» GIVEN INSTRUCTION
Reproduce nothing but the lines from the start of the material through the line that includes "const color = d3.scaleOrdinal().domain(levels).range(colors);", both ends included, and omit every picture.
※
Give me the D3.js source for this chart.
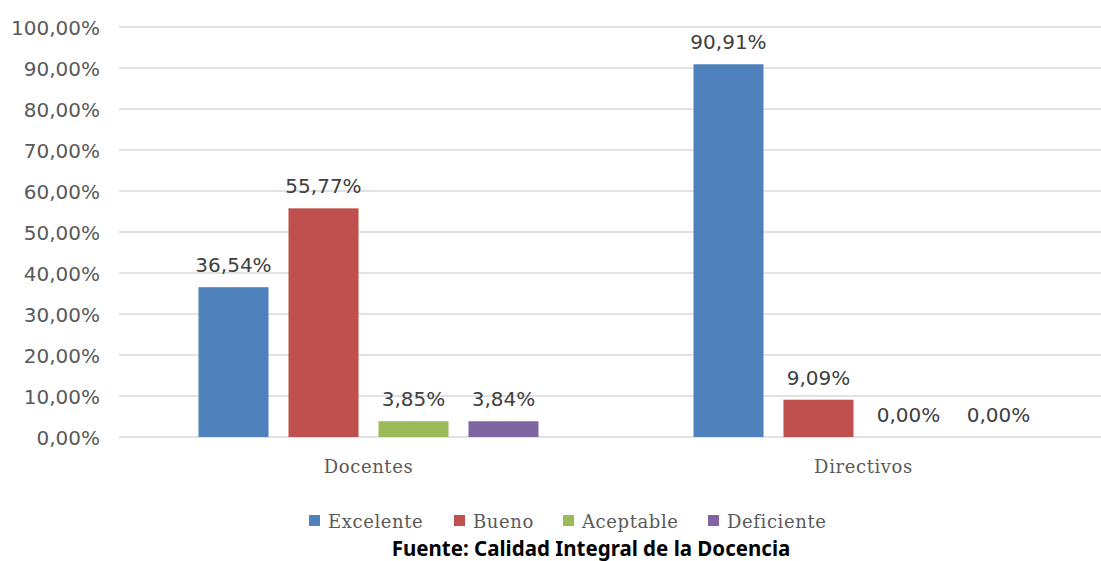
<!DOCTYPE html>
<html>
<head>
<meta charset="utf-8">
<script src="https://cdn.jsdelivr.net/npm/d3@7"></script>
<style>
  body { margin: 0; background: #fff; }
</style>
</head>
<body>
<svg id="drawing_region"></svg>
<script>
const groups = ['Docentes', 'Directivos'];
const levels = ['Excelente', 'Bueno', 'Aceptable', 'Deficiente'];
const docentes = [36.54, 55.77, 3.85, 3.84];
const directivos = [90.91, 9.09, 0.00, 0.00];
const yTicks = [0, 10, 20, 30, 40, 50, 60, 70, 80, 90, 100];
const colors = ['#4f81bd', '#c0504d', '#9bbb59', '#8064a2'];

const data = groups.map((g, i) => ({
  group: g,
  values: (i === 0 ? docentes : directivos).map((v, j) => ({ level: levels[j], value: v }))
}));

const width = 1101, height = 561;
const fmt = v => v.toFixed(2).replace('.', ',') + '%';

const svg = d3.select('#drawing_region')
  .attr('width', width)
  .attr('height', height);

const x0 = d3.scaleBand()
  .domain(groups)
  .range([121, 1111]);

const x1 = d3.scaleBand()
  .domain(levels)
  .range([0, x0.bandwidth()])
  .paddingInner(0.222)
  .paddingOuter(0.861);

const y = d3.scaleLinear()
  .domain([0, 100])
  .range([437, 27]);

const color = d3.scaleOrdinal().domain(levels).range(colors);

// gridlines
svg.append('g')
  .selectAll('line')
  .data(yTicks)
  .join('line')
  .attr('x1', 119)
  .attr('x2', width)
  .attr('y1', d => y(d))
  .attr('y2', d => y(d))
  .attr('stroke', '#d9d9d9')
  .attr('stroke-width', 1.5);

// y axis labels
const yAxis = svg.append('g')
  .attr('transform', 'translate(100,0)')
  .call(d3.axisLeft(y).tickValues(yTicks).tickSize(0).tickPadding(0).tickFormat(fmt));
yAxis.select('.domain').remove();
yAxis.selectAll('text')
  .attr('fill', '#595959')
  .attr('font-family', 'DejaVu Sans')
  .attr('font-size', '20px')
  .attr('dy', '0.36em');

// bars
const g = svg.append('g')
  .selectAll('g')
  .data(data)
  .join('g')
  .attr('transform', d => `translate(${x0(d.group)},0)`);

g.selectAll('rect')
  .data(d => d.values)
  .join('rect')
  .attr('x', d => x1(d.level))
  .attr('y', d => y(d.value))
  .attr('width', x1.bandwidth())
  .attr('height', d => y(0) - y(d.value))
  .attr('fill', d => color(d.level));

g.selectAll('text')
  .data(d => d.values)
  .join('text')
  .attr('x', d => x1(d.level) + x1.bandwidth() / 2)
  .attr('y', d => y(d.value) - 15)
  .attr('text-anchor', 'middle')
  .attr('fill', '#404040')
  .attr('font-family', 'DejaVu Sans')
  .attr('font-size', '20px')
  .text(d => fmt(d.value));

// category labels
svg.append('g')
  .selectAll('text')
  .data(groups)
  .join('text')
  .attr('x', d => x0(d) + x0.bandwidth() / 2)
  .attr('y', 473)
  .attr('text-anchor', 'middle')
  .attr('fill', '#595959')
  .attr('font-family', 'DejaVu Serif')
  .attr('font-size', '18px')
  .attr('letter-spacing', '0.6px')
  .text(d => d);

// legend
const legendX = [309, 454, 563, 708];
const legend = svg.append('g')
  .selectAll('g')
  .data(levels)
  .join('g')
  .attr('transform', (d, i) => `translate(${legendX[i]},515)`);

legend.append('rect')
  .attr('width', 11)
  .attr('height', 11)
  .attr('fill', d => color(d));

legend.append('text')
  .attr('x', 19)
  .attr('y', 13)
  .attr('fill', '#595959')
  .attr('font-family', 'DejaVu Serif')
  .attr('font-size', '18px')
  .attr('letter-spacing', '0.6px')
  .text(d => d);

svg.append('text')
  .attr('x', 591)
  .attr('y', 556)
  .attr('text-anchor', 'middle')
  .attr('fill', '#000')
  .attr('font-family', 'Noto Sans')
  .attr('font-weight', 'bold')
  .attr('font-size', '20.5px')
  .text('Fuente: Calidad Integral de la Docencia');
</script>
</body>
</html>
※
» THE RESULT
Give me the D3.js source for this chart.
<!DOCTYPE html>
<html>
<head>
<meta charset="utf-8">
<script src="https://cdn.jsdelivr.net/npm/d3@7"></script>
<style>
  body { margin: 0; background: #fff; }
</style>
</head>
<body>
<svg id="drawing_region"></svg>
<script>
const groups = ['Docentes', 'Directivos'];
const levels = ['Excelente', 'Bueno', 'Aceptable', 'Deficiente'];
const docentes = [36.54, 55.77, 3.85, 3.84];
const directivos = [90.91, 9.09, 0.00, 0.00];
const yTicks = [0, 10, 20, 30, 40, 50, 60, 70, 80, 90, 100];
const colors = ['#4f81bd', '#c0504d', '#9bbb59', '#8064a2'];

const data = groups.map((g, i) => ({
  group: g,
  values: (i === 0 ? docentes : directivos).map((v, j) => ({ level: levels[j], value: v }))
}));

const width = 1101, height = 561;
const fmt = v => v.toFixed(2).replace('.', ',') + '%';

const svg = d3.select('#drawing_region')
  .attr('width', width)
  .attr('height', height);

const x0 = d3.scaleBand()
  .domain(groups)
  .range([121, 1111]);

const x1 = d3.scaleBand()
  .domain(levels)
  .range([0, x0.bandwidth()])
  .paddingInner(0.222)
  .paddingOuter(0.861);

const y = d3.scaleLinear()
  .domain([0, 100])
  .range([437, 27]);

const color = d3.scaleOrdinal().domain(levels).range(colors);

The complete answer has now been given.